Tsort · 20/09/2022 20:33

Yes, but if it was him, surely ignoring and blocking would be the logical response? And if it isn’t him, and is just a random scammer, then blocking and ignoring would be the logical response. So, why not just ignore and block?

Either way, you should not be engaging. What you’re doing makes no sense.

I don’t require the ‘benefit of the doubt’. I’m entirely comfortable with my tone.

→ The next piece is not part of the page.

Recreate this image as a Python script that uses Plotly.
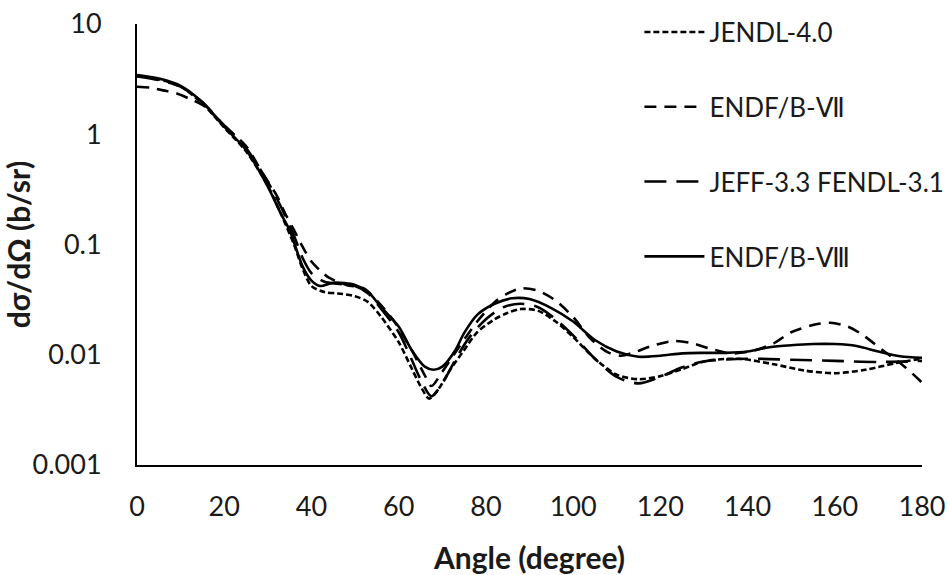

Well maybe so I know if it’s worth worrying about? Otherwise I would freak out at every single weird text or call I get when 99% of them won’t be him? If I reply and they send back that it’s about Bitcoin then it’s obviously not him. Then I can block and ignore and won’t have to worry. And because blocking and ignoring made him cause more trouble and made it escalate, so I need to know if it’s likely to be him or not so I can expect more hassle or take precautions to get help? Or am I supposed to go to the police with every single wrong number or scam message?

youre right it probably does make no sense. But the entire situation makes no sense and I’m doing what I can to keep myself safe and make myself feel better after a childhood of hell because of him. And since you don’t know me or the specific details of the situation, maybe lay off the judgement and stop trying to derail the thread? Nobody else has interrogated me about it so maybe just leave if you’re so confused and can’t wrap your head around it all.

honestly I wouldn’t be admitting that you’re fine with your tone in your reply, it’s not really something to be proud about.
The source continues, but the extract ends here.